If it's Christmas, it's time to fire up the grill

December 16, 2009|By Rob Kasper

At Christmastime, I am drawn to fire.

But the flames that attract me are not glowing in a fireplace; rather they are crackling in my barbecue kettle cooker. After all the commotion and tension of the holidays, standing out in the cold and watching a fire sparkle is strangely soothing.

Traditionally on Christmas Eve, I find myself in the backyard in the company of beef tenderloin. I have rubbed it with 1 tablespoon of sea salt and 1/2 tablespoon of black pepper, and I cook it over an indirect charcoal fire until the interior registers 125-130 degrees on an instant-read thermometer. Usually these chilly cooking sessions last about 30 minutes to 40 minutes, depending on the temperature and the wind.

It is a recipe I found some years ago in "The Thrill of the Grill." Written by Chris Schlesinger and John Willoughby, this cookbook is a well-stained favorite, and when I crack it open each December, I experience a rush of good feeling. It's my culinary equivalent of catching the first whiff of this year's Christmas tree.

This is also the time of year to catch up with friends. Recently, I called Schlesinger and other smoky souls across the country and asked them what they grill on Christmas.

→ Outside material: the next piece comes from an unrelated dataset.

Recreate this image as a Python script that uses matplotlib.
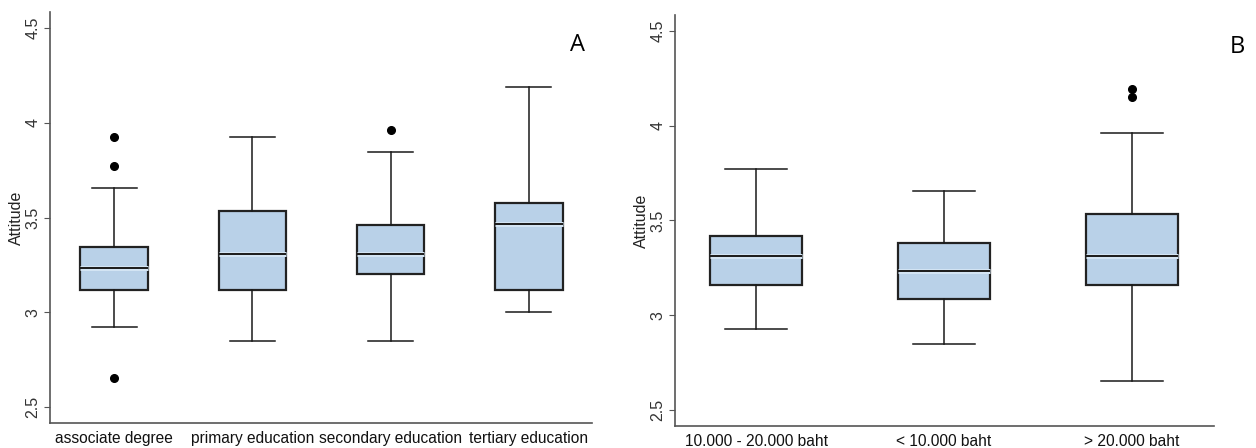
import matplotlib.pyplot as plt
import matplotlib.patheffects as pe

# panel A: education level
edu_labels = ["associate degree", "primary education", "secondary education", "tertiary education"]
edu_q1 = [3.12, 3.12, 3.20, 3.12]
edu_med = [3.235, 3.31, 3.31, 3.465]
edu_q3 = [3.345, 3.535, 3.46, 3.575]
edu_wlo = [2.925, 2.85, 2.85, 3.00]
edu_whi = [3.655, 3.925, 3.845, 4.19]
edu_fliers = [[3.925, 3.77, 2.655], [], [3.963], []]

# panel B: income
inc_labels = ["10.000 - 20.000 baht", "< 10.000 baht", "> 20.000 baht"]
inc_q1 = [3.16, 3.085, 3.16]
inc_med = [3.31, 3.235, 3.31]
inc_q3 = [3.42, 3.38, 3.535]
inc_wlo = [2.925, 2.85, 2.655]
inc_whi = [3.77, 3.655, 3.963]
inc_fliers = [[], [], [4.195, 4.15]]

box_col = "#b9d1e8"
edge = "#1a1a1a"


def make_stats(labels, q1, med, q3, wlo, whi, fl):
    return [dict(label=l, q1=a, med=b, q3=c, whislo=d, whishi=e, fliers=f)
            for l, a, b, c, d, e, f in zip(labels, q1, med, q3, wlo, whi, fl)]


def draw_panel(ax, stats, letter, letter_xy, xlim):
    n = len(stats)
    ax.bxp(stats, positions=range(1, n + 1), widths=0.49, capwidths=0.325,
           patch_artist=True, showfliers=True,
           boxprops=dict(facecolor=box_col, edgecolor="#222222", linewidth=1.6),
           medianprops=dict(color=edge, linewidth=1.4,
                            path_effects=[pe.Stroke(linewidth=3.6, foreground="#d3e4f3"), pe.Normal()]),
           whiskerprops=dict(color=edge, linewidth=1.1),
           capprops=dict(color=edge, linewidth=1.1),
           flierprops=dict(marker="o", markerfacecolor="black", markeredgecolor="black",
                           markersize=5.5))
    ax.set_xlim(*xlim)
    ax.set_ylim(2.417, 4.584)
    ax.set_yticks([2.5, 3, 3.5, 4, 4.5])
    ax.set_yticklabels(["2.5", "3", "3.5", "4", "4.5"], rotation=90, va="center")
    ax.set_ylabel("Attitude", fontsize=11.5, labelpad=1, color="#222222")
    for s in ["top", "right"]:
        ax.spines[s].set_visible(False)
    for s in ["left", "bottom"]:
        ax.spines[s].set_color("#555555")
        ax.spines[s].set_linewidth(1.2)
    ax.tick_params(axis="y", length=4, color="#555555", labelsize=11.5, labelcolor="#333333", pad=3)
    ax.tick_params(axis="x", length=0, labelsize=11.2, labelcolor="#111111", pad=6)
    ax.text(letter_xy[0], letter_xy[1], letter, transform=ax.figure.transFigure,
            fontsize=17, family="Open Sans", ha="center", va="center")


plt.rcParams["font.family"] = ["Liberation Sans", "DejaVu Sans"]
fig = plt.figure(figsize=(12.56, 4.48), dpi=100)
ax1 = fig.add_axes([50 / 1256, 1 - 423 / 448, 542 / 1256, 411 / 448])
ax2 = fig.add_axes([675 / 1256, 1 - 425.7 / 448, 539 / 1256, 410.7 / 448])

draw_panel(ax1, make_stats(edu_labels, edu_q1, edu_med, edu_q3, edu_wlo, edu_whi, edu_fliers),
           "A", (577 / 1256, 1 - 45 / 448), (0.536, 4.457))
draw_panel(ax2, make_stats(inc_labels, inc_q1, inc_med, inc_q3, inc_wlo, inc_whi, inc_fliers),
           "B", (1237 / 1256, 1 - 47 / 448), (0.569, 3.436))

fig.savefig("out.png", dpi=100)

In Cambridge, Mass., Schlesinger had this suggestion: "I would go with a fresh ham and a hard cider raisin sauce." The 8-to-10 pound fresh ham is grilled in a roasting pan over charcoal for 2 1/2 hours, basted with maple syrup, then served with raisins soaked in dark rum and a sauce made from the pan juices and cider. The recipe is from his book "How To Cook Meat."

"I made it last Christmas," Schlesinger said, adding that cooking a holiday dinner on the grill is good for family dynamics. "It gets the guys outside," out of the way of the women, he said.

I called Jamie Purviance in Sacramento, Calif. The author of five cookbooks published in cooperation with grill makers Weber-Stephens, Purviance said he was oscillating between a tenderloin covered with pink peppercorns or a turkey brined in apple juice. Both recipes are on the Weber Web site (weber.com/holidaygrilling.)

It was snowing in Sacramento the day I spoke with Purviance. The snow was a rarity, but grilling in December weather presents challenges, he said. On windy winter days, he moves the bottom vents of his kettle cooker to the half-open position to prevent the fire from being extinguished by the wind.

"It is kind of like sailing in bad weather, every moment is different," he said. "Yet it is strangely rewarding. There is a sense of great pride. You are battling the elements."

I caught Steven Raichlen, author of the bestseller "The Barbecue Bible," at his home in Miami. He suggested a dish he found in Bogota, Colombia.

"It is called lomo al trapo, which translates into tenderloin in a cloth," Raichlen told me. "I heard about it and within 24 hours I had booked a flight to Bogota to experience it," he said.

It is a straightforward concept, he said. "You take a clean, damp, white cotton cloth, you cover it with about a quarter-inch of salt, and then you wrap it around the one pound beef tenderloin. You tie it up, then place it on the embers of a fire."

The salt forms a crust, he said, and the cloth sometimes catches fire. You cook it for 17 minutes, flipping it with tongs after the first nine minutes. It looks "like a fire-charred log," he said.

The whole procedure is outlined on Raichlen's Web site (primalgrill.org) and will appear in his new book, "Planet Barbecue" set for release this spring.

All these dishes sounded tempting, but the idea of wrapping beef in a salt crust was especially alluring.

So last weekend I gave lomo al trapo a trial run. I wrapped a two-pound tenderloin in the remnants of a clean, water-soaked T- shirt, covered with a layer of sea salt. I placed the package on glowing coals. At precisely 9 minutes, I turned the meat over. That was when I lost half of the shirt. The cloth that was on the coals had virtually disappeared. The remaining part of the cloth was intact, and when I flipped the meat, the salted cloth formed a shell around it.

At 17 minutes, the meat was still rare, registering a mere 90 degrees. I cooked it until I got a reading close to 120, another 12 minutes. Then I let the meat rest on a cutting board for five minutes. Finally I brushed off the salt with a pastry brush. The meat was flavorful, but too salty. I suspect that my shirt was too thin or my fire not hot enough.

This Christmas Eve, I will be back at the grill, but I think I will cook the traditional way, with the meat over the fire, not in it.